Dans cette peinture traditionnelle on utilise exclusivement l’encre de Chine noire, solide sous forme de battons d’encre à frotter sur une pierre à encre. Aujourd’hui il existe des encres liquides plus pratiques à utiliser.

Bien que noire, cette encre contient toutes les nuances : les noirs, les gris et les blancs se composent infiniment. Elle exprime une perception de la couleur en contraste avec la surface blanche ce qui donne l’impression que l’image est colorée.

Ces diverses tonalités servent aussi à exprimer les émotions et reflètent le centre d’intérêt du peintre.

Le papier :

Il y a différents papiers d’épaisseurs et qualités diverses (absorbant et non absorbant) qui vont impacter la trace de l’encre et influencer l’expression du peintre ou calligraphe. Plus le papier est absorbant plus le geste sera rapide et maîtrisé.

Le Papier solide boit peu d’encre et l’absorbe mal alors qu’un papier délicat, fin reçoit bien l’encre.

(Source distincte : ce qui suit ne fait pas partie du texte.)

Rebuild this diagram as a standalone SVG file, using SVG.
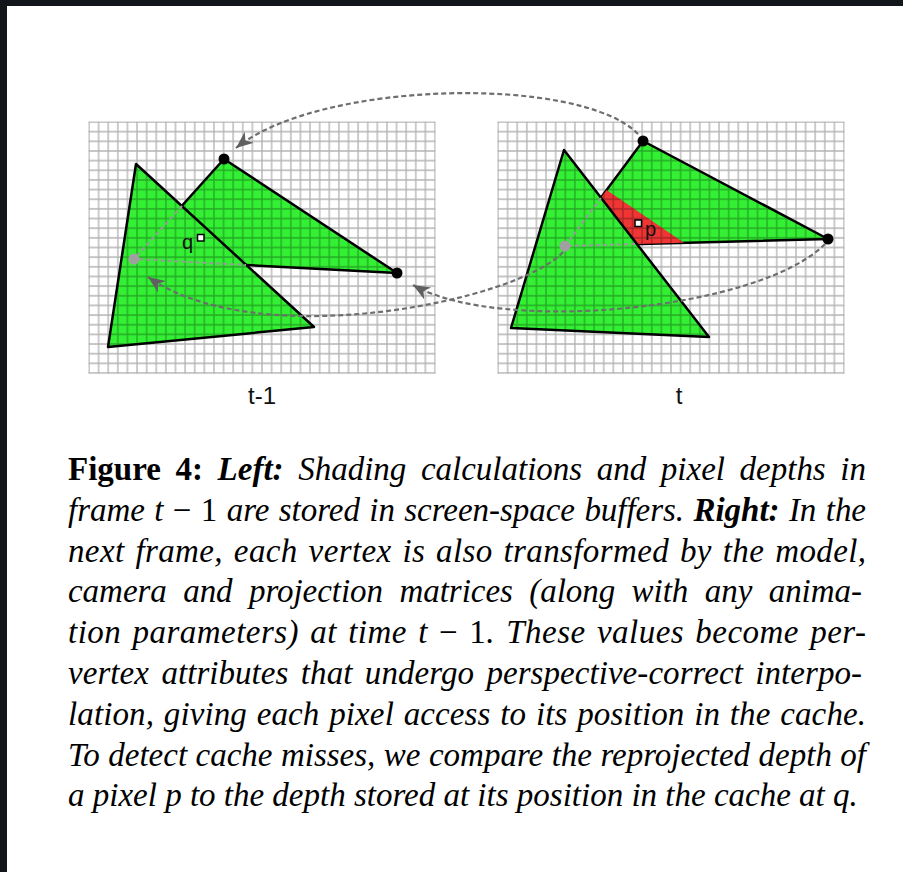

Il est évident que la qualité du papier joue un rôle important pour la trace. Il doit être utilisé à l’état naturel, c’est-à-dire non traité à l’alun.

Le pinceau :

Dans la pratique de la peinture dite « d’eau et d’encre », les Maîtres ont insisté avant toute chose sur le maniement primordial de cet INSTRUMENT-LIEN irremplaçable qu’est le pinceau, qui lie la main à l’esprit. Pour illustrer ce principe Shitao nous dit:

« La peinture résulte de la réception de l’encre.

L’encre, de la réception du pinceau. Le pinceau, de la réception de la main.

La main, de la réception de l’esprit… »

Le pinceau est le même outil pour la calligraphie que pour la peinture à l’encre, notamment dans la tenue du pinceau et la maîtrise de tous les types de traits.

En peinture on emploie des pinceaux de poils différents :

– un pinceau fort correspond à un pinceau à poils peu souples (martre, loup, par ex.). Il ne prend que peu d’encre à la fois.

– le pinceau souple ou mou, en poils de chèvre par exemple renferme beaucoup de liquide, il est très utile pour les lavis..

Les poils du pinceau servent de réservoir d’encre que l’on chargera d’eau et d’encre en fonction du sujet à peindre. C’est la palette du peintre.